Source data start
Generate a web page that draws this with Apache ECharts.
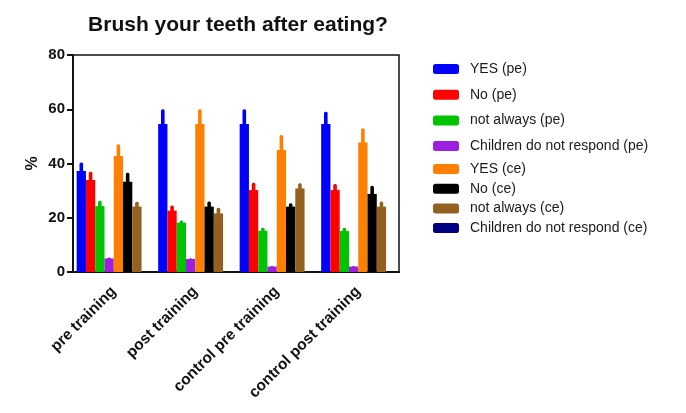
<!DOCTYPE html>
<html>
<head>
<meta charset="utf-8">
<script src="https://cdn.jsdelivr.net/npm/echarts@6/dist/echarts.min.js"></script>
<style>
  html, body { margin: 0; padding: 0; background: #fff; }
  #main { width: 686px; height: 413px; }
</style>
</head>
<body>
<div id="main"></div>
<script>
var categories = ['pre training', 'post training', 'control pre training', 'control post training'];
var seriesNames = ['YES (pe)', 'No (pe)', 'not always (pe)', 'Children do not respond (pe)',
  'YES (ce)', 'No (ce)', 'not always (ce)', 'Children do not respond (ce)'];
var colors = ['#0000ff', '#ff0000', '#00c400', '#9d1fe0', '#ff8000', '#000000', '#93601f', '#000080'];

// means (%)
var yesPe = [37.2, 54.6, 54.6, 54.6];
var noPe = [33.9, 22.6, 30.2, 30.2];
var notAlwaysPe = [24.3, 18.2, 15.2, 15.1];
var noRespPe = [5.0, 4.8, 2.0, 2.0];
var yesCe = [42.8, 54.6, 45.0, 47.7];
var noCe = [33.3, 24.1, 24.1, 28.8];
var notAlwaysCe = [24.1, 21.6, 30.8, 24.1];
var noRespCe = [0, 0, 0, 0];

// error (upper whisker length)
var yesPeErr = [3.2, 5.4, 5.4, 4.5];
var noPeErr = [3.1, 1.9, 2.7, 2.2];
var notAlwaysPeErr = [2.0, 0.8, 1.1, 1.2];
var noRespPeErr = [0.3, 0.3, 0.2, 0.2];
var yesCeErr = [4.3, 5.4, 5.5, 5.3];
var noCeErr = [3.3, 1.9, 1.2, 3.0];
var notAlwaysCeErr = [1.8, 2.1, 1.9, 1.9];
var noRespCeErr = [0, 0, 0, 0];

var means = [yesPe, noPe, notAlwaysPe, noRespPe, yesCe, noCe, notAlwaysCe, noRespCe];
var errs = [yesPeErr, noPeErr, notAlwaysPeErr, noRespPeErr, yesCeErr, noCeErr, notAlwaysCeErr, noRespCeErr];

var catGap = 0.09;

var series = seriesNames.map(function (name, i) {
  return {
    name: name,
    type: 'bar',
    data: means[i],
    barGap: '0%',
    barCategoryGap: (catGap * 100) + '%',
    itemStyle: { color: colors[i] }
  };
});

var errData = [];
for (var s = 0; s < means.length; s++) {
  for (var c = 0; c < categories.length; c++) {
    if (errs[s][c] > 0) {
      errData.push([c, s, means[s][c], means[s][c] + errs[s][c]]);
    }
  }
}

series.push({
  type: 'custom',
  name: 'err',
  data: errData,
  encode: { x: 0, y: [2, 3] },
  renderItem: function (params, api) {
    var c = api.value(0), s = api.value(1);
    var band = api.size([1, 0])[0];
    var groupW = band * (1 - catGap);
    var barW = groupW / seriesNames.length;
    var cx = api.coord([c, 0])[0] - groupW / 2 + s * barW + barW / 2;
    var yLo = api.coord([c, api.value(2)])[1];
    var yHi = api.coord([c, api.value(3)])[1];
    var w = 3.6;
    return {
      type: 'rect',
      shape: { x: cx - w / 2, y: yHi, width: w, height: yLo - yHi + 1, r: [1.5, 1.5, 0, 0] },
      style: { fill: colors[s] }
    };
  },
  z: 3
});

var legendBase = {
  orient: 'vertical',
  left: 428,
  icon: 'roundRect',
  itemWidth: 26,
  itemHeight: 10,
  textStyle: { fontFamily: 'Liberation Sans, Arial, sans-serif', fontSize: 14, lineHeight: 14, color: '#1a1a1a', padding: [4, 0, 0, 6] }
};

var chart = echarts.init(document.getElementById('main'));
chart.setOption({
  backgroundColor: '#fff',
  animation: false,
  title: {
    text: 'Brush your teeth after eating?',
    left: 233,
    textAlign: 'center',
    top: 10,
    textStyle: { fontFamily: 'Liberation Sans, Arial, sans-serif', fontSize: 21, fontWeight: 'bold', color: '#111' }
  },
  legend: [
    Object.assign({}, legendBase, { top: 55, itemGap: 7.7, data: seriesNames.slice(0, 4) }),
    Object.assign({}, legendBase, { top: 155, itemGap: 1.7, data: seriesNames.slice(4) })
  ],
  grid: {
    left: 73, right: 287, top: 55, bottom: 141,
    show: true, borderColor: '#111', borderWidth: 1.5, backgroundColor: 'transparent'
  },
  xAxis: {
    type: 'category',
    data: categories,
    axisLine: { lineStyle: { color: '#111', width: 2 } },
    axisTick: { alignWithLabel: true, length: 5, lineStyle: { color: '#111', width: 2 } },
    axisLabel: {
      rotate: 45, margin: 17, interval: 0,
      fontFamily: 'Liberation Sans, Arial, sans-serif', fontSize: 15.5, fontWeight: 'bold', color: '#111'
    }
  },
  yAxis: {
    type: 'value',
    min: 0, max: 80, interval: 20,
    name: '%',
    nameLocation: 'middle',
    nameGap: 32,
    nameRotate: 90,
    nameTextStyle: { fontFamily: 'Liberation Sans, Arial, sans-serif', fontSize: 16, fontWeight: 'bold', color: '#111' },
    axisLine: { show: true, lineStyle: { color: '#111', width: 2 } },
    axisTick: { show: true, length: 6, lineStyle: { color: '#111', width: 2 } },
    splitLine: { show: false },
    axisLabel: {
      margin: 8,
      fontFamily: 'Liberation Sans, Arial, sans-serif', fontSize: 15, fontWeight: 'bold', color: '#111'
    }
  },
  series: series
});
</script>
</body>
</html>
Source data end
Source data start
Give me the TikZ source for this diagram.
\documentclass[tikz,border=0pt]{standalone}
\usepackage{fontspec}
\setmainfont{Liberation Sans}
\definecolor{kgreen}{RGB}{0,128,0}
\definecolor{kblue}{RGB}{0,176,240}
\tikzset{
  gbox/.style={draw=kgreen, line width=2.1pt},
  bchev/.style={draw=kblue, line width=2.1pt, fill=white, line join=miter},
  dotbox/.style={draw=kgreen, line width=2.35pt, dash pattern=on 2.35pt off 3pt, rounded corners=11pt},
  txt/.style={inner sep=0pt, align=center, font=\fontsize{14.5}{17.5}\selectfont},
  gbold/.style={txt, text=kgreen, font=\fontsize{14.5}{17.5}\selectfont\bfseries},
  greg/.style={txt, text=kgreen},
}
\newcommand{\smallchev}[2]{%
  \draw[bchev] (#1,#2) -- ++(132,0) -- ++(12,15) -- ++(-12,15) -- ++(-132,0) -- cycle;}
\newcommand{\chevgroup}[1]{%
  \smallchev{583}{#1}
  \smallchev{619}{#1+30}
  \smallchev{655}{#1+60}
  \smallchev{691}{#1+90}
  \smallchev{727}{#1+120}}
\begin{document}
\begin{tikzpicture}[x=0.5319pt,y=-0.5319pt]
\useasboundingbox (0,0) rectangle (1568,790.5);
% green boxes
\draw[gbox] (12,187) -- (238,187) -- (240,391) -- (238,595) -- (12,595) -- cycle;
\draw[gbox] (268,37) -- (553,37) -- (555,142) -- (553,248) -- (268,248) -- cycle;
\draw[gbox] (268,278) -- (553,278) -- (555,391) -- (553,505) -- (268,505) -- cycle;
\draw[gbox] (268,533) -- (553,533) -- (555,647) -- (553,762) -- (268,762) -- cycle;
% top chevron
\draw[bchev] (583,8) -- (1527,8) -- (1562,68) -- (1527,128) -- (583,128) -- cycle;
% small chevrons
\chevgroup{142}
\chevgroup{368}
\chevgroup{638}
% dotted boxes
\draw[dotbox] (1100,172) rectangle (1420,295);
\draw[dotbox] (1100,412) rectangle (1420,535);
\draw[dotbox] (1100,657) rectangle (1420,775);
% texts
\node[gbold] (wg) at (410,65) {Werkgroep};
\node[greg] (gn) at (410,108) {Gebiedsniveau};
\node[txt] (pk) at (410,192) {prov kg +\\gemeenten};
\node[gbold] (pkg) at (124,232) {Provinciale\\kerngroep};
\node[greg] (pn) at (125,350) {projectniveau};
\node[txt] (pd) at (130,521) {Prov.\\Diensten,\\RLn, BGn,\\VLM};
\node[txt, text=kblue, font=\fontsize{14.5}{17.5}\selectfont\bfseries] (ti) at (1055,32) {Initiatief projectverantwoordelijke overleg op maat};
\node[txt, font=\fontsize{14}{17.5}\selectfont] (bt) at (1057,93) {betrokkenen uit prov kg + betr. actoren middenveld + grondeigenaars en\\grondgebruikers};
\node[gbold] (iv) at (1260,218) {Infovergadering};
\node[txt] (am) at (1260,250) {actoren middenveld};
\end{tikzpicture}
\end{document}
Source data end
Take only the lines above from the one that has "Generate a web" through the one that has "var catGap = 0.09;" and reproduce them exactly, omitting any pictures.

Completed exercise =
Generate a web page that draws this with Apache ECharts.
<!DOCTYPE html>
<html>
<head>
<meta charset="utf-8">
<script src="https://cdn.jsdelivr.net/npm/echarts@6/dist/echarts.min.js"></script>
<style>
  html, body { margin: 0; padding: 0; background: #fff; }
  #main { width: 686px; height: 413px; }
</style>
</head>
<body>
<div id="main"></div>
<script>
var categories = ['pre training', 'post training', 'control pre training', 'control post training'];
var seriesNames = ['YES (pe)', 'No (pe)', 'not always (pe)', 'Children do not respond (pe)',
  'YES (ce)', 'No (ce)', 'not always (ce)', 'Children do not respond (ce)'];
var colors = ['#0000ff', '#ff0000', '#00c400', '#9d1fe0', '#ff8000', '#000000', '#93601f', '#000080'];

// means (%)
var yesPe = [37.2, 54.6, 54.6, 54.6];
var noPe = [33.9, 22.6, 30.2, 30.2];
var notAlwaysPe = [24.3, 18.2, 15.2, 15.1];
var noRespPe = [5.0, 4.8, 2.0, 2.0];
var yesCe = [42.8, 54.6, 45.0, 47.7];
var noCe = [33.3, 24.1, 24.1, 28.8];
var notAlwaysCe = [24.1, 21.6, 30.8, 24.1];
var noRespCe = [0, 0, 0, 0];

// error (upper whisker length)
var yesPeErr = [3.2, 5.4, 5.4, 4.5];
var noPeErr = [3.1, 1.9, 2.7, 2.2];
var notAlwaysPeErr = [2.0, 0.8, 1.1, 1.2];
var noRespPeErr = [0.3, 0.3, 0.2, 0.2];
var yesCeErr = [4.3, 5.4, 5.5, 5.3];
var noCeErr = [3.3, 1.9, 1.2, 3.0];
var notAlwaysCeErr = [1.8, 2.1, 1.9, 1.9];
var noRespCeErr = [0, 0, 0, 0];

var means = [yesPe, noPe, notAlwaysPe, noRespPe, yesCe, noCe, notAlwaysCe, noRespCe];
var errs = [yesPeErr, noPeErr, notAlwaysPeErr, noRespPeErr, yesCeErr, noCeErr, notAlwaysCeErr, noRespCeErr];

var catGap = 0.09;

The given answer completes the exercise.